Wir raten Ihnen daher: Gehen Sie frühzeitig auf ihren Vermieter zu und suchen Sie das Gespräch, um eine sinnvolle Einigung für beide Parteien zu finden. Meist liegt diese in einer zwar unterjährigen, aber moderaten Anpassung der Nebenkostenvorauszahlungen

  • gegenüber dem Gasversorger

Was wenn der Gasversorger die Preise erheblich erhöht?

Leider gibt es in diesen Fällen keine wirklich gute Handlungsoption.

  • Die Erhöhung kann nicht verhindert werden.
  • Sie haben ein Sonderkündigungsrecht gegenüber dem Energieversorger, aber das hilft im Ergebnis wenig, da bei einem Anbieterwechsel mit ähnlich hohen Energiepreisen zu rechnen ist.

Fazit: Was raten wir Ihnen?

Die Gesamtsituation ist für Mieter wie für Vermieter momentan auf Grund der hohen Energiepreise schwierig. Gerne würden wir Ihnen rechtliche Lösungen bieten, aber tatsächlich ist in dieser Ausnahmesituation eine menschliche Verständigung unter den Vertragsparteien vorzugswürdig. Das Recht an sich muss letztlich im Streitfall gerichtlich durchgesetzt werden können und allein die momentanen gerichtlichen Verfahrensdauern von 1 bis 1,5 Jahren bringen für Mieter wie für Vermieter nicht die erforderlichen schnellen Problemlösungen.

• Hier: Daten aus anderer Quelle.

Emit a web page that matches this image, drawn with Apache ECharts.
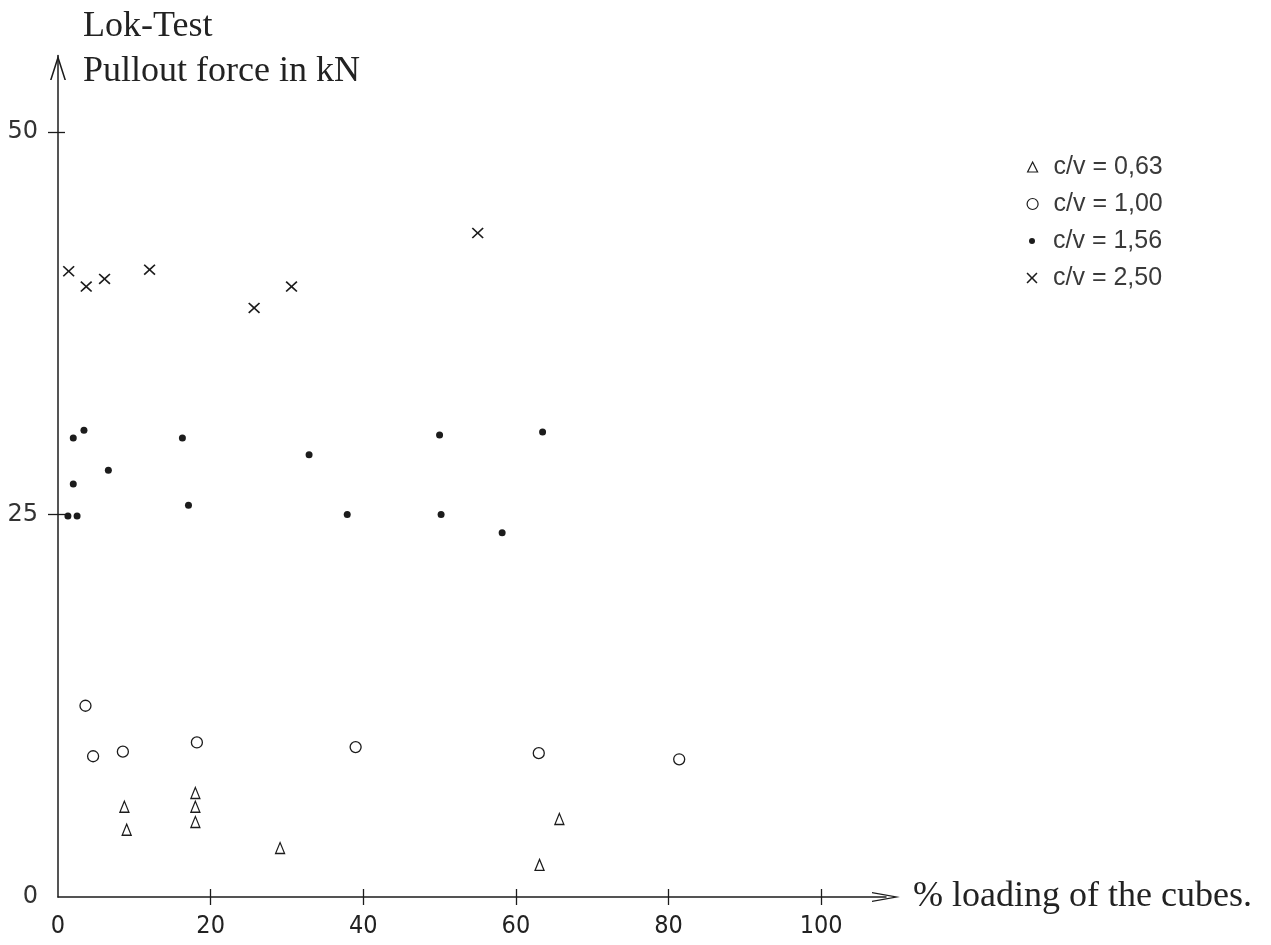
<!DOCTYPE html>
<html><head><meta charset="utf-8">
<script src="https://cdn.jsdelivr.net/npm/echarts@6/dist/echarts.min.js"></script>
<style>html,body{margin:0;padding:0;background:#fff}#c{width:1271px;height:945px}</style>
</head><body><div id="c"></div>
<script>
// ---- data ----
const seriesNames = ['c/v = 0,63', 'c/v = 1,00', 'c/v = 1,56', 'c/v = 2,50'];

const triX = [8.7, 9.0, 18.0, 18.0, 18.0, 29.1, 63.1, 65.7];
const triY = [5.9, 4.4, 6.8, 5.9, 4.9, 3.2, 2.1, 5.1];

const circX = [3.6, 4.6, 8.5, 18.2, 39.0, 63.0, 81.4];
const circY = [12.5, 9.2, 9.5, 10.1, 9.8, 9.4, 9.0];

const dotX = [2.0, 3.4, 6.6, 2.0, 1.3, 2.5, 16.3, 17.1, 32.9, 50.0, 63.5, 37.9, 50.2, 58.2];
const dotY = [30.0, 30.5, 27.9, 27.0, 24.9, 24.9, 30.0, 25.6, 28.9, 30.2, 30.4, 25.0, 25.0, 23.8];

const crossX = [1.4, 3.7, 6.1, 12.0, 25.7, 30.6, 55.0];
const crossY = [40.9, 39.9, 40.4, 41.0, 38.5, 39.9, 43.4];

const xTickLabels = [0, 20, 40, 60, 80, 100];
const xTickMarks = [20, 40, 60, 80, 100];
const yTickLabels = [0, 25, 50];
const yTickMarks = [25, 50];

const titleText = 'Lok-Test';
const yName = 'Pullout force in kN';
const xName = '% loading of the cubes.';

// ---- helpers ----
const pairs = (xs, ys) => xs.map((x, i) => [x, ys[i]]);
const ink = '#1c1c1c';
const serif = "'Liberation Serif', 'Times New Roman', serif";
const crossPath = 'path://M0,1 L1,0 L5,4 L9,0 L10,1 L6,5 L10,9 L9,10 L5,6 L1,10 L0,9 L4,5 Z';
const xArrow = 'path://M0,28 L5,0 L10,28 L8.8,28 L5,6.7 L1.2,28 Z';
const yArrow = 'path://M0,25 L8,0 L16,25 L14.4,25 L8,5 L1.6,25 Z';

const X_MAX = 108.5, Y_MAX = 55;

function legendFor(name, idx, size, bw) {
  const cy = 162 + idx * 37;
  return {
    data: [name], orient: 'vertical',
    left: 1027 - size / 2, top: cy - 13,
    itemWidth: size, itemHeight: size,
    selectedMode: false,
    itemStyle: { borderWidth: bw },
    textStyle: { fontFamily: "'Liberation Sans', Arial, sans-serif", fontSize: 25, color: '#3a3a3a',
      lineHeight: 26, padding: [0, 0, 0, 1048 - (1027 + size / 2 + 5)] }
  };
}

const chart = echarts.init(document.getElementById('c'), null, { renderer: 'canvas' });
chart.setOption({
  backgroundColor: '#fff',
  animation: false,
  title: [
    { text: titleText, left: 78, top: 4, textStyle: { fontFamily: serif, fontSize: 36, fontWeight: 'normal', color: '#222' } },
    { text: yName, left: 78, top: 49, textStyle: { fontFamily: serif, fontSize: 36, fontWeight: 'normal', color: '#222' } }
  ],
  legend: [
    legendFor(seriesNames[0], 0, 10, 1.2),
    legendFor(seriesNames[1], 1, 11, 1.2),
    legendFor(seriesNames[2], 2, 6, 0),
    legendFor(seriesNames[3], 3, 11, 0)
  ],
  grid: { left: 58, right: 1271 - 886, top: 897 - Y_MAX * 15.3, bottom: 48, containLabel: false },
  xAxis: [
    {
      type: 'value', min: 0, max: X_MAX, position: 'bottom',
      splitLine: { show: false },
      axisLine: { onZero: false, lineStyle: { color: ink, width: 1.5 }, symbol: ['none', xArrow], symbolSize: [10, 28] },
      axisTick: { show: true, inside: false, length: 8, customValues: xTickMarks, lineStyle: { color: ink, width: 1.3 } },
      axisLabel: { customValues: xTickLabels, margin: 17, fontFamily: "'Liberation Sans Narrow', 'DejaVu Sans Condensed', 'Arial Narrow', sans-serif", fontSize: 25, color: '#222' },
      name: xName, nameLocation: 'end', nameGap: 27,
      nameTextStyle: { fontFamily: serif, fontSize: 36, color: '#222', verticalAlign: 'middle', align: 'left', padding: [6, 0, 0, 0] }
    },
    {
      type: 'value', min: 0, max: X_MAX, position: 'bottom', offset: 0,
      splitLine: { show: false },
      axisLine: { show: false, onZero: false },
      axisTick: { show: true, inside: true, length: 8, customValues: xTickMarks, lineStyle: { color: ink, width: 1.3 } },
      axisLabel: { show: false }
    }
  ],
  yAxis: [
    {
      type: 'value', min: 0, max: Y_MAX, position: 'left',
      splitLine: { show: false },
      axisLine: { onZero: false, lineStyle: { color: ink, width: 1.5 }, symbol: ['none', yArrow], symbolSize: [16, 25], symbolOffset: [0, -12] },
      axisTick: { show: true, inside: false, length: 10, customValues: yTickMarks, lineStyle: { color: ink, width: 1.3 } },
      axisLabel: { customValues: yTickLabels, margin: 20, fontFamily: "'DejaVu Sans', sans-serif", fontSize: 24, color: '#333' }
    },
    {
      type: 'value', min: 0, max: Y_MAX, position: 'left', offset: 0,
      splitLine: { show: false },
      axisLine: { show: false, onZero: false },
      axisTick: { show: true, inside: true, length: 7, customValues: yTickMarks, lineStyle: { color: ink, width: 1.3 } },
      axisLabel: { show: false }
    }
  ],
  series: [
    { name: seriesNames[0], type: 'scatter', xAxisIndex: 0, yAxisIndex: 0, data: pairs(triX, triY),
      symbol: 'triangle', symbolSize: [9, 11],
      itemStyle: { color: '#fff', borderColor: ink, borderWidth: 1.3, opacity: 1 } },
    { name: seriesNames[1], type: 'scatter', xAxisIndex: 0, yAxisIndex: 0, data: pairs(circX, circY),
      symbol: 'circle', symbolSize: 11,
      itemStyle: { color: '#fff', borderColor: ink, borderWidth: 1.3, opacity: 1 } },
    { name: seriesNames[2], type: 'scatter', xAxisIndex: 0, yAxisIndex: 0, data: pairs(dotX, dotY),
      symbol: 'circle', symbolSize: 7,
      itemStyle: { color: ink, opacity: 1 } },
    { name: seriesNames[3], type: 'scatter', xAxisIndex: 0, yAxisIndex: 0, data: pairs(crossX, crossY),
      symbol: crossPath, symbolSize: [12, 11],
      itemStyle: { color: ink, opacity: 1 } }
  ]
});
</script>
</body></html>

 Einzige Ausnahme sind einstweilige Verfügungsverfahren: Diese kommen aber nur in dringenden Eilfällen in Betracht, also beispielsweise im vom Amtsgericht Frankfurt a. M. entschiedenen Fall in Betracht oder wenn ihr Vermieter einen anderen, unzumutbaren „pfiffigen“ Energiesparplan umsetzen will, der Ihnen die Nutzung der Wohnung faktisch stark erschwert oder unmöglich macht.